If you happen to be analyst reading this article, you were probably confronted with spam traffic more than once. Don’t know what I’m talking about, just look at this:
This is one of our clients’ referral traffic data from the past. In top 10 referrers are domains who were sending fake traffic to the client website. Look at the number of sessions. Nonsense. What are these websites and why are they sending so much traffic?! They are just sitting there on 2nd and 3rd position. I’m just not going to show you what else I have found out of top 10, more spam with even weirdest hostnames. If you planned to visit these domains, I advise you, don’t. This is what they want you to do. This is why they are called spam traffic because this is their way of advertising whatever they are advertising. So why is this bad? Because of these fake sessions, reports become dirty and inaccurate. How can you pull a report to the client when 14% of all referral traffic are fake (talking about screenshot example). Fake sessions corrupts all your data and metrics. On higher traffic sites it’s not big of an issue. However, it’s a real pain in the a** when it happens to low traffic websites where high amount of traffic is not actually coming from the real people.
Types of spam
Bots crawl your website looking to harvest information. Some bots are good and some are bad.
For example, Google bot that crawl websites is good because it is doing it for indexation purposes. Bad are the ones that collects information (like emails), slowing your server and looking for vulnerabilities.
It’s a most common spam encountered in analytics. Ghost spam actually does not visit websites. They send data directly to Google Analytics account without any interaction whatsoever. Websites are randomly targeted so don’t fret by thinking it’s only your website they are after.
Identifying Referral Spam
You can spot most of them really easy. Open Google Analytics account and under Acquisition > All traffic > referrals you can see which hostnames are sending traffic. You should definitely choose a longer date range just to be sure you have enough data to recognize these bastards. Try to spot on some anomalies in metrics that doesn’t have any sense. Look for the ones that have:
- avg.session duration 0 seconds,
- opened page per session <1
- 100% bounce rate
- 100% new sessions
Below is the expanded screenshot from the first example. You can almost always see these anomalies in metrics where referral spam is situated. Although, some are easier to identify than others. Can you see why this is bad? The reports become skewed and this trash traffic makes higher bounce rates and engagement metrics unreal.

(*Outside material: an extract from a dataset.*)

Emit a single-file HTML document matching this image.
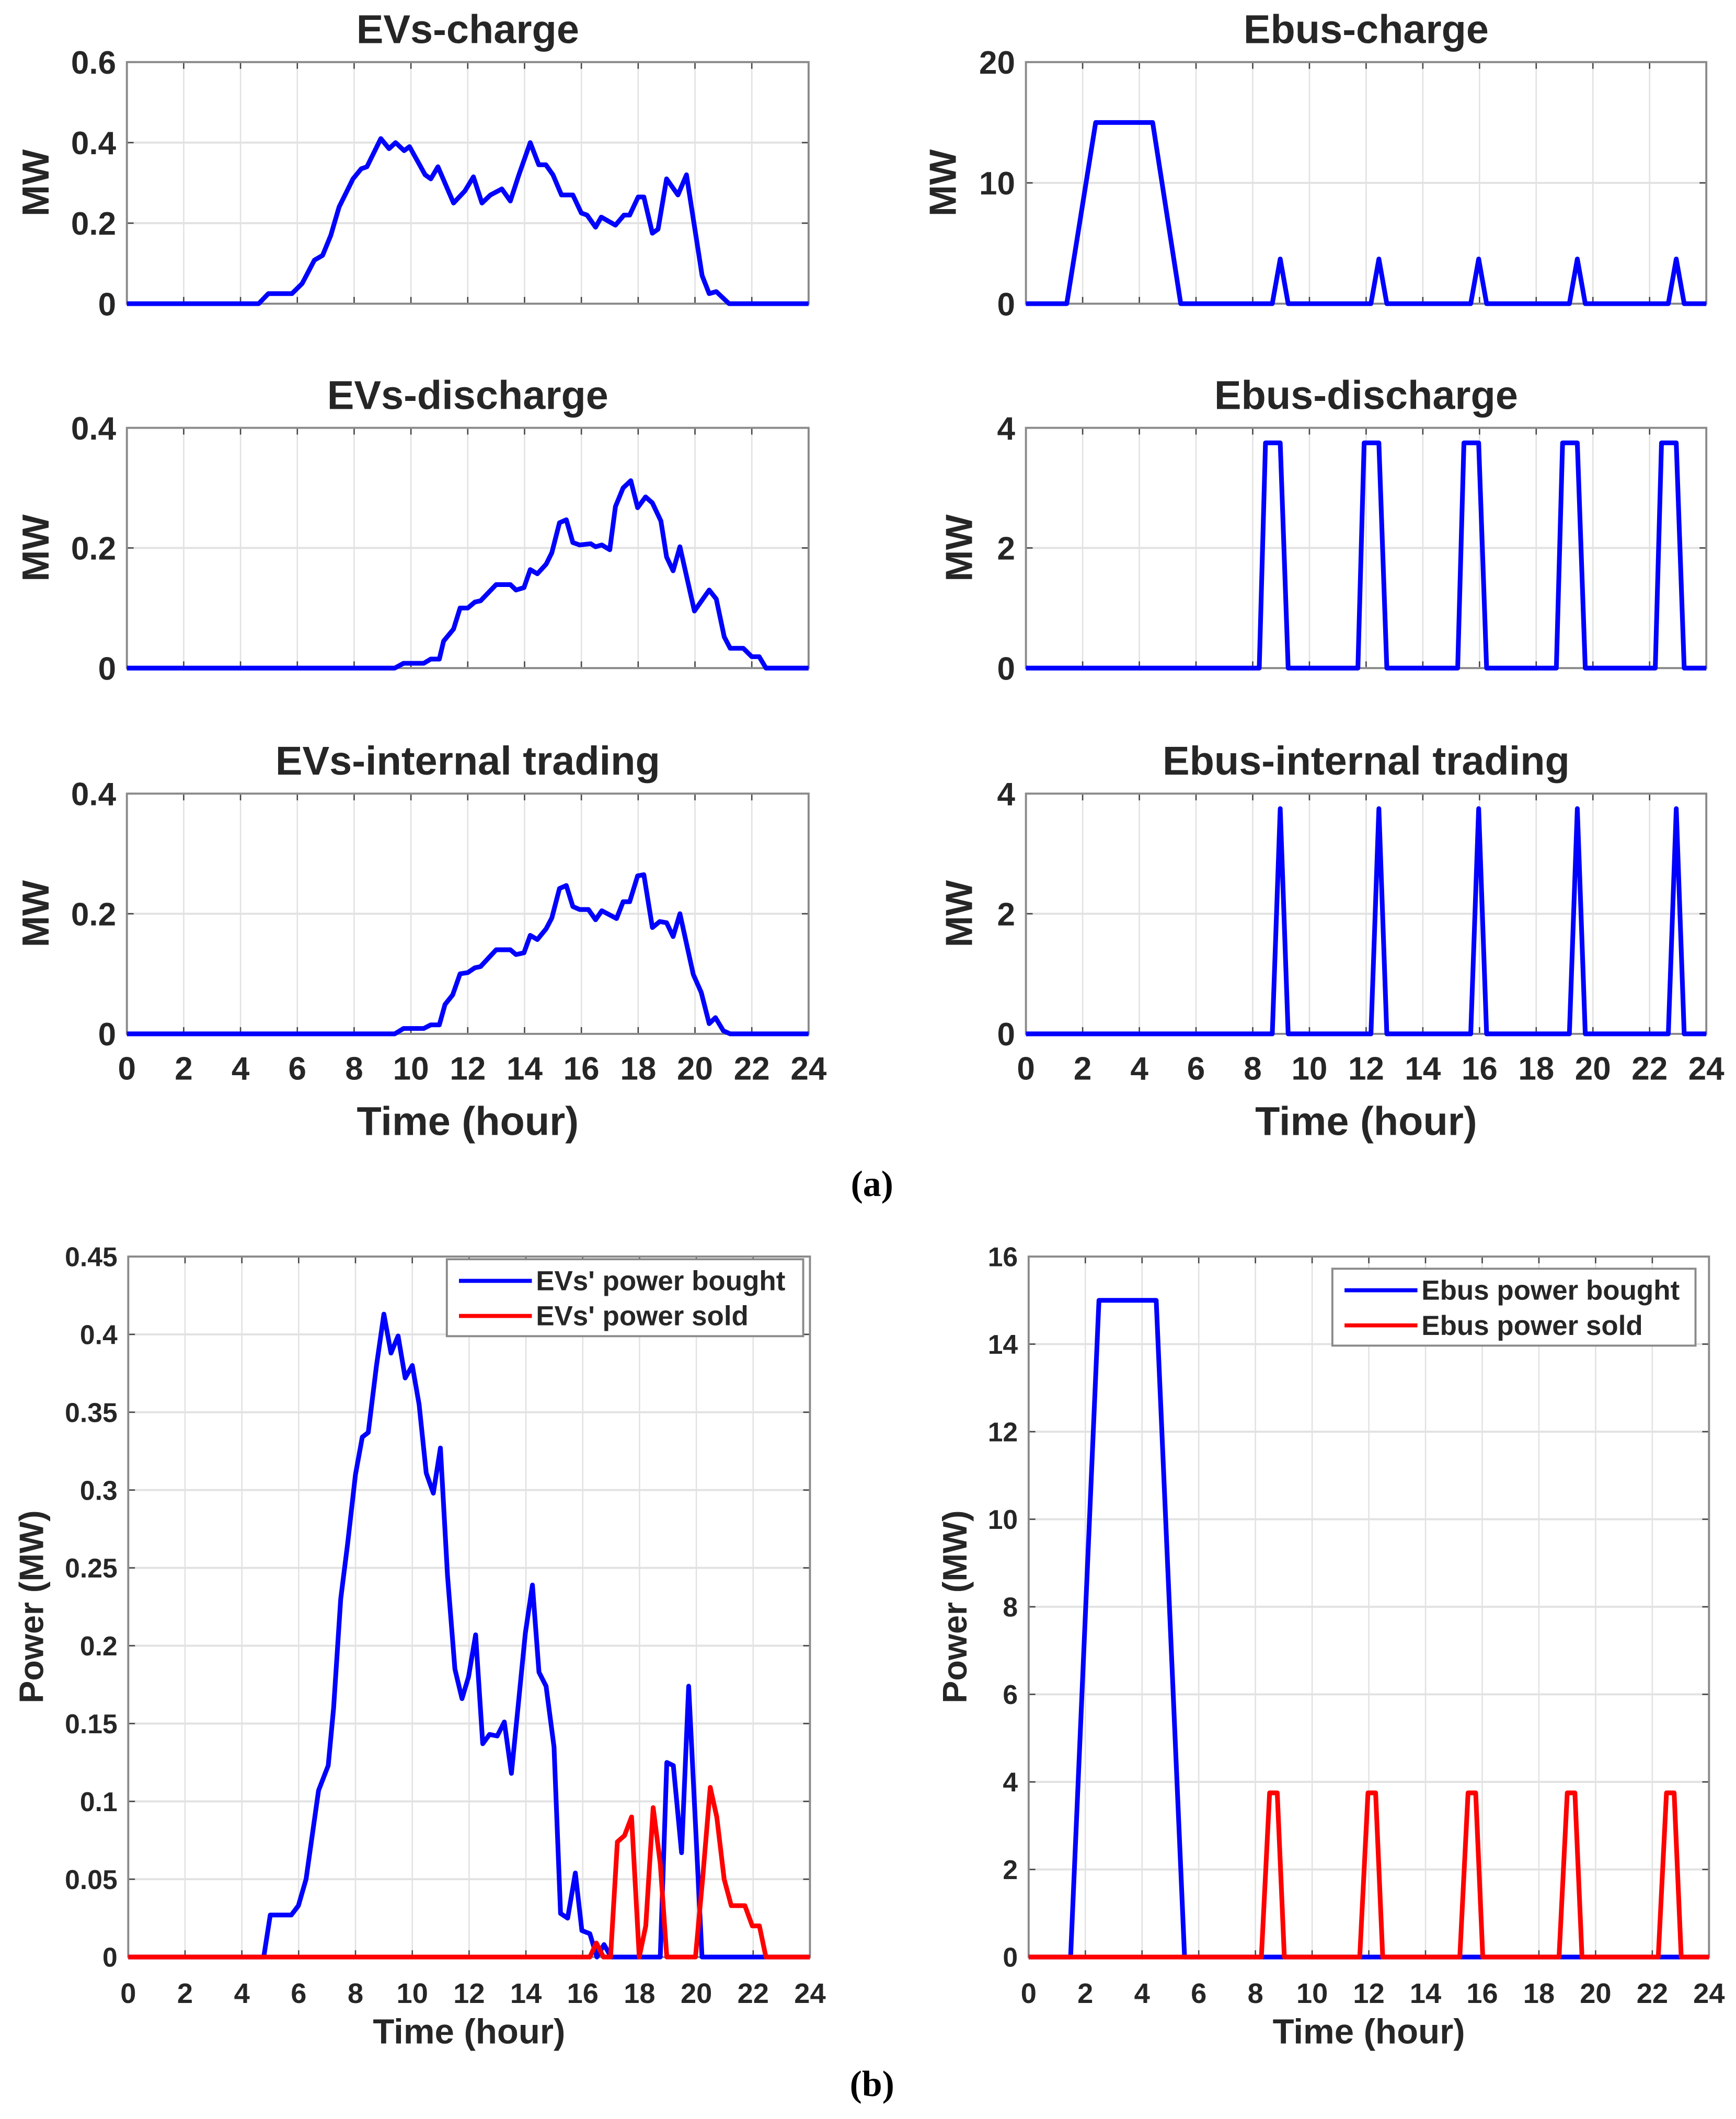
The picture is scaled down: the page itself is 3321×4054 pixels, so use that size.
<!DOCTYPE html>
<html><head><meta charset="utf-8"><style>
html,body{margin:0;padding:0;background:#fff;}
svg{display:block;}
text{font-family:"Liberation Sans",Arial,sans-serif;font-weight:bold;fill:#262626;}
</style></head><body>
<svg id="fig" xmlns="http://www.w3.org/2000/svg" width="3321" height="4054" viewBox="0 0 1286 1570" preserveAspectRatio="none"></svg>
<script>
// ---- data (hours, values) ----
const evChargeT = [0,4.64,4.98,5.81,6.17,6.6,6.89,7.18,7.47,7.96,8.25,8.45,8.94,9.23,9.46,9.76,9.95,10.5,10.7,10.95,11.5,11.9,12.2,12.5,12.8,13.2,13.5,13.8,14.2,14.5,14.75,15.0,15.3,15.7,16.0,16.2,16.5,16.7,17.2,17.5,17.7,18.0,18.2,18.5,18.7,19.0,19.4,19.7,20.25,20.5,20.75,21.2,24];
const evChargeV = [0,0,0.025,0.025,0.05,0.108,0.12,0.17,0.24,0.31,0.335,0.34,0.41,0.385,0.4,0.38,0.39,0.32,0.31,0.34,0.25,0.28,0.315,0.25,0.27,0.285,0.255,0.32,0.40,0.345,0.345,0.32,0.27,0.27,0.225,0.22,0.19,0.215,0.195,0.22,0.22,0.265,0.265,0.175,0.185,0.31,0.27,0.32,0.07,0.025,0.03,0,0];
const evDisT = [0,9.43,9.74,10.45,10.7,11.0,11.15,11.5,11.73,12.0,12.25,12.45,13.0,13.5,13.7,13.98,14.2,14.45,14.76,14.96,15.23,15.47,15.7,15.94,16.33,16.5,16.72,17.0,17.2,17.47,17.74,17.98,18.26,18.5,18.8,19.0,19.23,19.47,19.98,20.5,20.75,21.03,21.24,21.7,22.0,22.26,22.5,24];
const evDisV = [0,0,0.008,0.008,0.015,0.015,0.045,0.065,0.1,0.1,0.11,0.112,0.139,0.139,0.13,0.134,0.164,0.157,0.173,0.192,0.242,0.247,0.209,0.205,0.207,0.202,0.205,0.197,0.269,0.3,0.312,0.267,0.285,0.275,0.245,0.185,0.162,0.202,0.095,0.13,0.115,0.052,0.033,0.033,0.019,0.019,0,0];
const evIntT = [0,9.43,9.74,10.45,10.7,11.0,11.2,11.47,11.73,12.0,12.25,12.45,13.0,13.5,13.7,13.98,14.2,14.45,14.76,14.96,15.23,15.47,15.7,15.94,16.25,16.5,16.72,17.24,17.47,17.7,17.98,18.2,18.5,18.76,19.0,19.23,19.47,19.94,20.22,20.5,20.72,21.0,21.24,24];
const evIntV = [0,0,0.009,0.009,0.015,0.015,0.049,0.065,0.1,0.102,0.11,0.112,0.14,0.14,0.132,0.135,0.164,0.157,0.175,0.193,0.242,0.247,0.212,0.207,0.207,0.19,0.205,0.192,0.22,0.22,0.263,0.265,0.177,0.187,0.185,0.162,0.2,0.099,0.069,0.017,0.027,0.005,0,0];
const busChargeT = [0,1.44,2.46,4.47,5.46,8.69,8.97,9.25,12.17,12.45,12.73,15.69,15.97,16.25,19.17,19.45,19.73,22.66,22.94,23.22,24];
const busChargeV = [0,0,15,15,0,0,3.7,0,0,3.7,0,0,3.7,0,0,3.7,0,0,3.7,0,0];
const busDisT = [0,8.23,8.45,8.97,9.25,11.71,11.93,12.45,12.73,15.23,15.45,15.97,16.25,18.71,18.93,19.45,19.73,22.2,22.42,22.94,23.22,24];
const busDisV = [0,0,3.75,3.75,0,0,3.75,3.75,0,0,3.75,3.75,0,0,3.75,3.75,0,0,3.75,3.75,0,0];
const busIntT = [0,8.69,8.97,9.25,12.17,12.45,12.73,15.69,15.97,16.25,19.17,19.45,19.73,22.66,22.94,23.22,24];
const busIntV = [0,0,3.75,0,0,3.75,0,0,3.75,0,0,3.75,0,0,3.75,0,0];
const evBoughtT = [0,4.77,5.0,5.74,5.99,6.26,6.7,7.04,7.23,7.48,7.72,8.0,8.24,8.45,8.74,9.0,9.25,9.5,9.75,10.0,10.24,10.49,10.74,10.99,11.24,11.5,11.75,11.98,12.23,12.48,12.72,12.99,13.24,13.49,13.72,13.98,14.23,14.46,14.71,14.99,15.22,15.47,15.74,15.97,16.25,16.5,16.75,17.0,18.73,18.96,19.19,19.48,19.73,20.2,24];
const evBoughtV = [0,0,0.027,0.027,0.033,0.05,0.107,0.123,0.16,0.23,0.265,0.31,0.334,0.337,0.38,0.413,0.388,0.399,0.372,0.38,0.355,0.311,0.298,0.327,0.245,0.185,0.166,0.18,0.207,0.137,0.143,0.142,0.151,0.118,0.16,0.208,0.239,0.183,0.174,0.135,0.028,0.025,0.054,0.017,0.015,0,0.008,0,0,0.125,0.123,0.067,0.174,0,0];
const evSoldT = [0,16.25,16.48,16.73,16.98,17.22,17.47,17.72,17.99,18.22,18.48,18.73,18.96,19.97,20.22,20.49,20.72,20.98,21.23,21.71,21.97,22.22,22.45,24];
const evSoldV = [0,0,0.009,0,0,0.074,0.078,0.09,0,0.02,0.096,0.06,0,0,0.05,0.109,0.09,0.05,0.033,0.033,0.02,0.02,0,0];
const busBoughtT = [0,1.48,2.48,4.5,5.5,24];
const busBoughtV = [0,0,15,15,0,0];
const busSoldT = [0,8.21,8.5,8.77,9.02,11.68,11.97,12.24,12.49,15.21,15.5,15.77,16.02,18.71,19.0,19.27,19.52,22.21,22.5,22.77,23.02,24];
const busSoldV = [0,0,3.75,3.75,0,0,3.75,3.75,0,0,3.75,3.75,0,0,3.75,3.75,0,0,3.75,3.75,0,0];
const xTickVals = [0,2,4,6,8,10,12,14,16,18,20,22,24];
const yTicksEvCharge = [0,0.2,0.4,0.6];
const yTicksEv4 = [0,0.2,0.4];
const yTicksBusCharge = [0,10,20];
const yTicksBus4 = [0,2,4];
const yTicksEvPower = [0,0.05,0.1,0.15,0.2,0.25,0.3,0.35,0.4,0.45];
const yTicksBusPower = [0,2,4,6,8,10,12,14,16];

const NS="http://www.w3.org/2000/svg";
const fig=document.getElementById('fig');
function mk(tag,attrs,parent){const e=document.createElementNS(NS,tag);for(const k in attrs)e.setAttribute(k,attrs[k]);(parent||fig).appendChild(e);return e;}
function txt(s,attrs,parent){const e=mk('text',attrs,parent);e.textContent=s;return e;}

function panel(o){
  const g=mk('g',{});
  
  
  const xs=h=>o.x0+(o.x1-o.x0)*h/24;
  const ys=v=>o.y1-(o.y1-o.y0)*(v-o.yt[0])/(o.yt[o.yt.length-1]-o.yt[0]);
  mk('rect',{x:o.x0,y:o.y0,width:o.x1-o.x0,height:o.y1-o.y0,fill:'#fff'},g);
  xTickVals.forEach(h=>{
    const l=mk('line',{x1:xs(h),x2:xs(h),y1:o.y0,y2:o.y1,stroke:'#e2e2e2','stroke-width':1},g);
    
    
    mk('line',{x1:xs(h),x2:xs(h),y1:o.y1,y2:o.y1-5,stroke:'#444','stroke-width':1},g);
    mk('line',{x1:xs(h),x2:xs(h),y1:o.y0,y2:o.y0+5,stroke:'#444','stroke-width':1},g);
    if(o.xlab){const t=txt(String(h),{x:xs(h),y:o.y1+34,'text-anchor':'middle','font-size':o.xfs},g);
      
      }
  });
  o.yt.forEach(v=>{
    const l=mk('line',{x1:o.x0,x2:o.x1,y1:ys(v),y2:ys(v),stroke:'#e2e2e2','stroke-width':1.5},g);
    
    
    mk('line',{x1:o.x0,x2:o.x0+5,y1:ys(v),y2:ys(v),stroke:'#444'},g);
    mk('line',{x1:o.x1,x2:o.x1-5,y1:ys(v),y2:ys(v),stroke:'#444'},g);
    const t=txt(String(v),{x:o.x0-8,y:ys(v)+o.fs*0.36,'text-anchor':'end','font-size':o.fs},g);
    
    
  });
  mk('rect',{x:o.x0,y:o.y0,width:o.x1-o.x0,height:o.y1-o.y0,fill:'none',stroke:'#8a8a8a','stroke-width':1.5},g);
  o.series.forEach(s=>{
    const d=s.t.map((h,i)=>(i?'L':'M')+xs(h).toFixed(2)+' '+ys(s.v[i]).toFixed(2)).join(' ');
    const p=mk('path',{d:d,fill:'none',stroke:s.c,'stroke-width':3.5,'stroke-linejoin':'round'},g);
    
    
  });
  if(o.title){const t=txt(o.title,{x:(o.x0+o.x1)/2,y:o.y0-14,'text-anchor':'middle','font-size':30},g);
    
    }
  const yl=txt(o.ylab,{x:0,y:0,'text-anchor':'middle','font-size':o.ylfs,transform:'translate('+o.ylx+','+((o.y0+o.y1)/2)+') rotate(-90)'},g);
  
  
  if(o.xlab){const t=txt('Time (hour)',{x:(o.x0+o.x1)/2,y:o.y1+o.xly,'text-anchor':'middle','font-size':o.xtfs},g);
    
    }
  return g;
}
const L=[94,599], R=[760,1264];
const rows=[[46,225],[317,495],[588,766]];
panel({name:'evs-charge-panel',x0:L[0],x1:L[1],y0:rows[0][0],y1:rows[0][1],yt:yTicksEvCharge,fs:24,xfs:24,title:'EVs-charge',ylab:'MW',ylx:36,ylfs:28,series:[{t:evChargeT,v:evChargeV,c:'#0000ff',n:'evs-charge-line'}]});
panel({name:'evs-discharge-panel',x0:L[0],x1:L[1],y0:rows[1][0],y1:rows[1][1],yt:yTicksEv4,fs:24,xfs:24,title:'EVs-discharge',ylab:'MW',ylx:36,ylfs:28,series:[{t:evDisT,v:evDisV,c:'#0000ff',n:'evs-discharge-line'}]});
panel({name:'evs-internal-panel',x0:L[0],x1:L[1],y0:rows[2][0],y1:rows[2][1],yt:yTicksEv4,fs:24,xfs:24,xtfs:30,title:'EVs-internal trading',ylab:'MW',ylx:36,ylfs:28,xlab:true,xly:75,series:[{t:evIntT,v:evIntV,c:'#0000ff',n:'evs-internal-line'}]});
panel({name:'ebus-charge-panel',x0:R[0],x1:R[1],y0:rows[0][0],y1:rows[0][1],yt:yTicksBusCharge,fs:24,xfs:24,title:'Ebus-charge',ylab:'MW',ylx:708,ylfs:28,series:[{t:busChargeT,v:busChargeV,c:'#0000ff',n:'ebus-charge-line'}]});
panel({name:'ebus-discharge-panel',x0:R[0],x1:R[1],y0:rows[1][0],y1:rows[1][1],yt:yTicksBus4,fs:24,xfs:24,title:'Ebus-discharge',ylab:'MW',ylx:720,ylfs:28,series:[{t:busDisT,v:busDisV,c:'#0000ff',n:'ebus-discharge-line'}]});
panel({name:'ebus-internal-panel',x0:R[0],x1:R[1],y0:rows[2][0],y1:rows[2][1],yt:yTicksBus4,fs:24,xfs:24,xtfs:30,title:'Ebus-internal trading',ylab:'MW',ylx:720,ylfs:28,xlab:true,xly:75,series:[{t:busIntT,v:busIntV,c:'#0000ff',n:'ebus-internal-line'}]});
panel({name:'evs-power-panel',x0:95,x1:600,y0:931,y1:1450,yt:yTicksEvPower,fs:20,xfs:21,xtfs:26,ylab:'Power (MW)',ylx:32,ylfs:25,xlab:true,xly:64,series:[{t:evBoughtT,v:evBoughtV,c:'#0000ff',n:'evs-power-bought-line'},{t:evSoldT,v:evSoldV,c:'#ff0000',n:'evs-power-sold-line'}]});
panel({name:'ebus-power-panel',x0:762,x1:1266,y0:931,y1:1450,yt:yTicksBusPower,fs:20,xfs:21,xtfs:26,ylab:'Power (MW)',ylx:716,ylfs:25,xlab:true,xly:64,series:[{t:busBoughtT,v:busBoughtV,c:'#0000ff',n:'ebus-power-bought-line'},{t:busSoldT,v:busSoldV,c:'#ff0000',n:'ebus-power-sold-line'}]});

function legend(name,x,y,w,h,items){
  const g=mk('g',{});
  
  
  mk('rect',{x:x,y:y,width:w,height:h,fill:'#fff',stroke:'#8a8a8a','stroke-width':1.5},g);
  items.forEach((it,i)=>{
    const cy=y+16+i*26;
    const e=mk('g',{},g);
    
    
    mk('line',{x1:x+9,x2:x+63,y1:cy,y2:cy,stroke:it.c,'stroke-width':3},e);
    txt(it.s,{x:x+66,y:cy+7,'font-size':20.5},e);
  });
}
legend('evs-legend',331,933,264,57,[{c:'#0000ff',s:"EVs' power bought"},{c:'#ff0000',s:"EVs' power sold"}]);
legend('ebus-legend',987,940,269,57,[{c:'#0000ff',s:'Ebus power bought'},{c:'#ff0000',s:'Ebus power sold'}]);

const a=txt('(a)',{x:646,y:886,'text-anchor':'middle','font-size':27,style:'font-family:"Liberation Serif",serif;font-weight:bold;fill:#000'});


const b=txt('(b)',{x:646,y:1553,'text-anchor':'middle','font-size':27,style:'font-family:"Liberation Serif",serif;font-weight:bold;fill:#000'});


</script>
</body></html>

How to get rid of ghost spam referral?
Before we go on to the main thing, there is one option that should be always checked in every Google Analytics account, no matter if you’re affected by ghost spam or not. Go to view settings and hit the checkmark on “Exclude all hits from known bots and spiders”. This option will automatically filter out known spam sources from Google Analytics. You already had that checked? Nice.
Google analytics have a neat Filter option that gives us the power to exclude most of the future spam traffic from analytics data. The point is, we are not going to exclude fake referrals like most people do. It’s an endless process when every time new fake referral appears you have to make a change in Filters. You can keep and maintain the list of spam sources, but it’s just not effective in the long run. Most effective way of preventing them showing in Google Analytics is to create a filter that will only include valid hostnames, the real traffic on our website.
To identify your valid hostnames go to the Audience > Technology > Network. Make sure you set up long time range so you don’t miss any of the data. By clicking on the hostname dimension you will see a list of all hostnames, including spam. From this report, find only your valid hostnames. You need to do this carefully, because if you forget to include one, your data could be incomplete, showing you less traffic than you are actually getting. Depending on the amount of traffic it generates, you might want to include translate.googleusercontent.com as users can display your website content through Google Translate service.
For Neuralab website, we could use simple regex expression when including hostnames in filter.
The pipe “|” is a regex symbol which means “OR”.
By using this expression, we are just going to include all traffic from www.neuralab.net or blog.neuralab.net. If you found more valid hostnames you can add them in regex expression so you don’t have to add them one by one. After all hostnames are found, it’s time to include them in Filters.
1. Go to the admin section of Google Analytics and click on Filters
2. Add new filter and name it accordingly
3. Pick custom filter type and choose include (very important!)
4. Choose hostname under filter field
5. Under filter pattern place the regex expression that contains your valid hostnames
6. Click save and you’re finished
This is it. From now on, you shouldn’t have no more problems with ghost spam. Kick back and enjoy analyzing your much cleaner data.